Генрих Бёлль

ПРОЩАНИЕ

В Москве Белль провел еще два дня, заполненных тем же несметным количеством дел, торжественных обедов и ужинов и постоянным "сопровождением", что и до отъезда в Суздаль. Но теперь Белль был постоянно на виду. Копелев либо мой отец, либо еще кто-то из друзей находились при нем неотлучно, питался Белль в основном у друзей, все к тому времени наладивших, поэтому для всяких неприятных эпизодов и провокаций, крупных и мелких, не оставалось пространства.

3 августа мы провожали Беллей в аэропорту "Шереметьево". За соседней стойкой проходила досмотр женщина, вылетавшая с туристской группой в Венгрию. Провожал ее коренастый мужичок средних лет, выглядящий достаточно солидно, уверенный в себе. На груди у него болталась карточка журналиста, аккредитованного на Спартакиаде народов СССР.
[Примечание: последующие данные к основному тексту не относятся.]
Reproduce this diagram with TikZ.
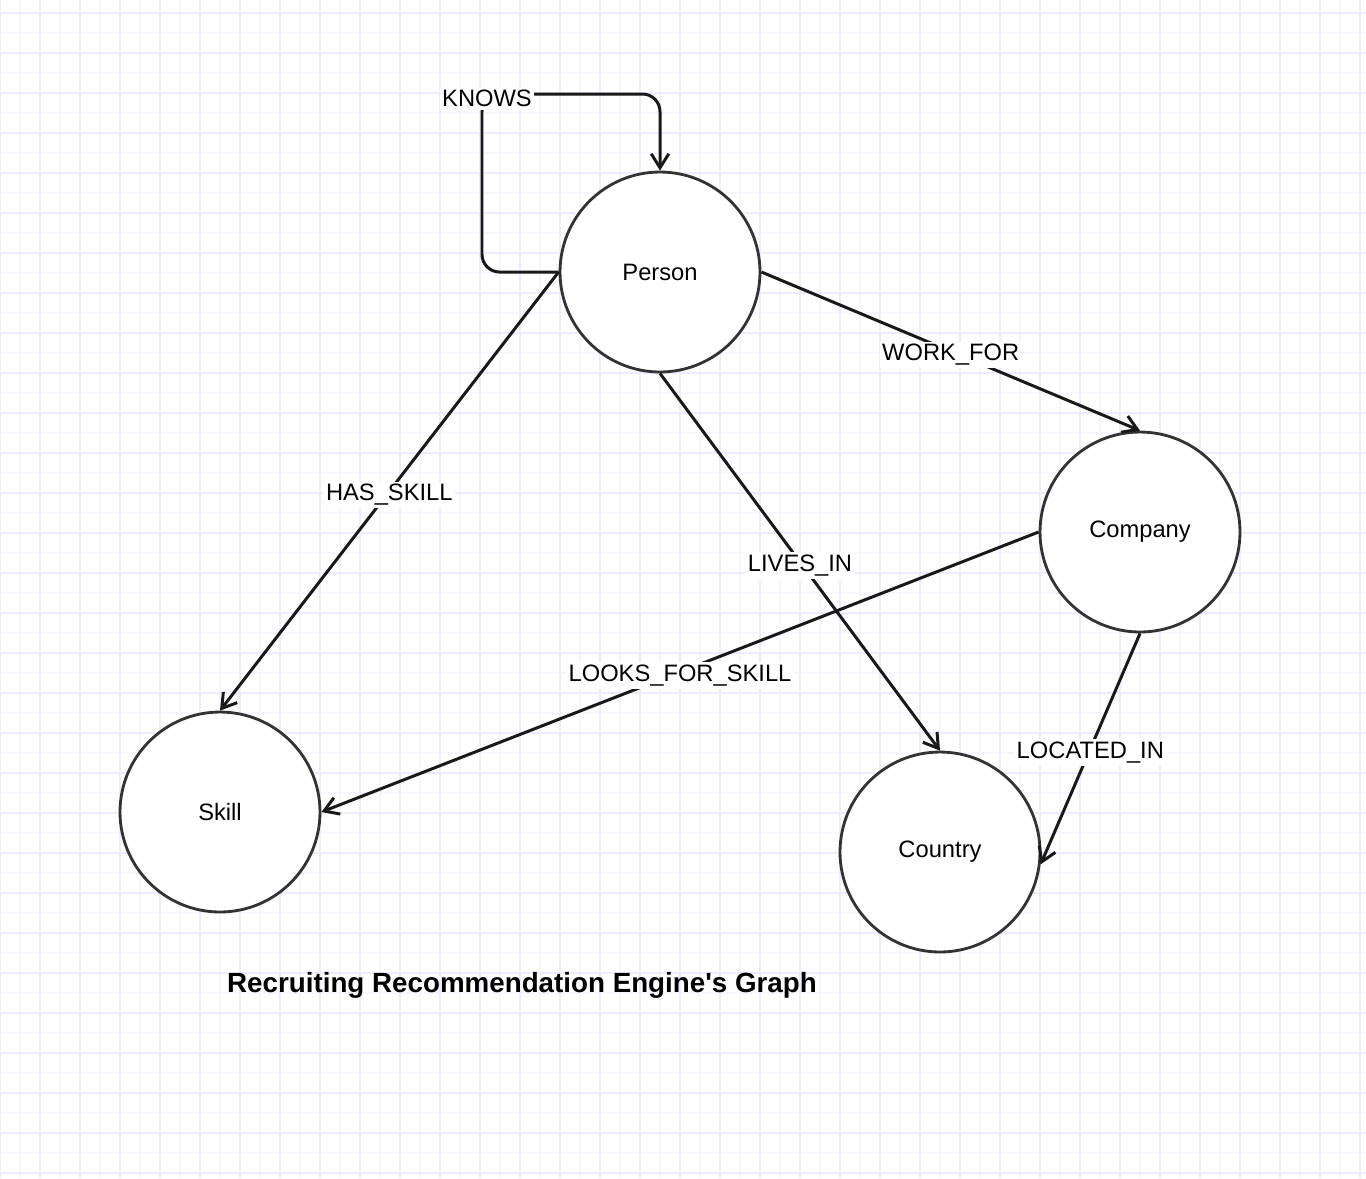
\documentclass[tikz,border=0pt]{standalone}
\usepackage{fontspec}
\setmainfont{Liberation Sans}
\usetikzlibrary{arrows.meta}
\definecolor{gridmaj}{RGB}{236,236,255}
\definecolor{gridmin}{RGB}{246,246,255}
\definecolor{rimgray}{RGB}{51,51,51}

\begin{document}
\begin{tikzpicture}[
    x=0.02cm, y=-0.02cm,
    ent/.style={circle, draw=rimgray, line width=1.6pt, fill=white, minimum size=4cm, inner sep=0pt, font=\fontsize{13.5}{16}\selectfont}, % 实体
    lbl/.style={fill=white, inner sep=1.5pt, yshift=-2pt, font=\fontsize{13.5}{16}\selectfont}, % 关系标签
    arrow/.style={-{Straight Barb[length=8pt, width=10pt]}, line width=1.7pt, draw=black!90}
]
\useasboundingbox (0,0) rectangle (1366,1178);

% 背景网格
\fill[white] (0,0) rectangle (1366,1178);
\foreach \gx in {20,60,...,1366} \draw[gridmin, line width=1pt] (\gx,0) -- (\gx,1178);
\foreach \gy in {33,73,...,1178} \draw[gridmin, line width=1pt] (0,\gy) -- (1366,\gy);
\foreach \gx in {0,40,...,1366} \draw[gridmaj, line width=1pt] (\gx,0) -- (\gx,1178);
\foreach \gy in {13,53,...,1178} \draw[gridmaj, line width=1pt] (0,\gy) -- (1366,\gy);

% 实体节点
\node[ent] (person) at (660,272) {Person};
\node[ent] (company) at (1140,532) {Company};
\node[ent] (skill) at (220,812) {Skill};
\node[ent] (country) at (940,852) {Country};

% 关系
\coordinate (kc) at (482,94);
\draw[arrow, rounded corners=10pt] (person.west) -| (kc) -| (person.north);
\node[lbl] (lknows) at (487,95) {KNOWS};

\draw[arrow] (person.west) -- (skill.north) node[lbl, pos=0.5] (lskill) {HAS\_SKILL};
\draw[arrow] (person.east) -- (company.north) node[lbl, pos=0.5] (lwork) {WORK\_FOR};
\draw[arrow] (person.south) -- (country.north) node[lbl, pos=0.5] (llive) {LIVES\_IN};
\draw[arrow] (company.west) -- (skill.east) node[lbl, pos=0.5] (llook) {LOOKS\_FOR\_SKILL};
\draw[arrow] (company.south) -- (country.-7) node[lbl, pos=0.5] (lloc) {LOCATED\_IN};

% 标题
\node[font=\fontsize{15.8}{18}\selectfont\bfseries] (title) at (522,985) {Recruiting Recommendation Engine\textquotesingle s Graph};
\end{tikzpicture}
\end{document}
Таможенница с довольно брезгливым видом извлекла из чемоданчика женщины батон колбасы и пачку гречки: "Нельзя. Не положено". Женщина попыталась протестовать, выяснить, почему нельзя, а ее провожающий - муж или близкий друг - зашел за барьерчик, у которого стоял, подошел к стойке и тоже попытался объясниться с таможенницей. Та слушать его не стала, а немедленно завопила пронзительным голосом нечто похожее на знаменитое булгаковское "Палосич!"

Появился "Палосич" (будем называть его так) - очень высокий и очень плоский мужчина, настолько плоский и худой, что профиль его казался грубо вырезанным из куска коричневатого картона, торчащего из синеватого мундира с большим, чем у таможенницы, количеством всяких звездочек и нашивок. Только глянув на ситуацию и не став вникать в подробности, он сразу заорал на мужчину: "А ты что тут делаешь? А ну пошел вон!"

И мужчина покорно поспешил убраться, унося с собой колбасу и гречку.

Этот эпизод с унижением человека произвел на Белля почти шоковое впечатление и много прибавил к его пониманию того, чем и как жила и дышала наша страна.

Были и замечательные встречи, показывавшие Беллям, что отношение к ним властей и прилипал власти не имеет ничего общего с отношением к ним того большинства, которое и есть Россия. В день перед отъездом Беллей мы с отцом повели Раймонда и Гайде в Донской монастырь. Помню, мы смотрели открытую в то время во флигеле выставку Гонзаго, когда к нам подошел молодой реставратор, заинтересовавшийся, услышав немецкую речь. А узнав, что перед ним сын Белля и что сам Белль сейчас в Москве, реставратор не мог сдержать эмоций. Белль - его любимый писатель, объяснил он, и он постоянно носит при себе и перечитывает какую-нибудь из книг Белля. Вынув книгу, которая была при нем в тот момент ("Долина грохочущих копыт" или "Бильярд в половине десятого", точно не помню), он спросил, не сможет ли Белль ее надписать. Раймонд забрал книгу, а отец оставил реставратору свой телефон.

Уже после отъезда Белля реставратор позвонил, заехал к отцу и забрал надписанный экземпляр. А в тот момент реставратор стал предлагать показать все запасники музея, куда он может нас провести, и мы посмотрели немало интересного. Раймонд, сам скульптор и архитектор, и очень талантливый (он уже был неизлечимо болен и, кажется, это знал; прожил он после этого очень недолго, и его смерть была для Генриха Белля тяжелейшим ударом), стал увлеченно обсуждать с реставратором профессиональные проблемы. После этого мы отправились обедать на террасу ресторана "Прага" при так называемом зимнем саде, где нам удалось несколько исправить неблагоприятное впечатление, произведенное на Беллей сервисом "Интуриста". Как ни странно, и метрдотель, и официанты, и даже, кажется, швейцар "Праги" знали, кто такой Генрих Белль, и нас обслужили просто замечательно.

Вот, пожалуй, и все, что я хотел рассказать - о многом другом лучше рассказывать другим людям.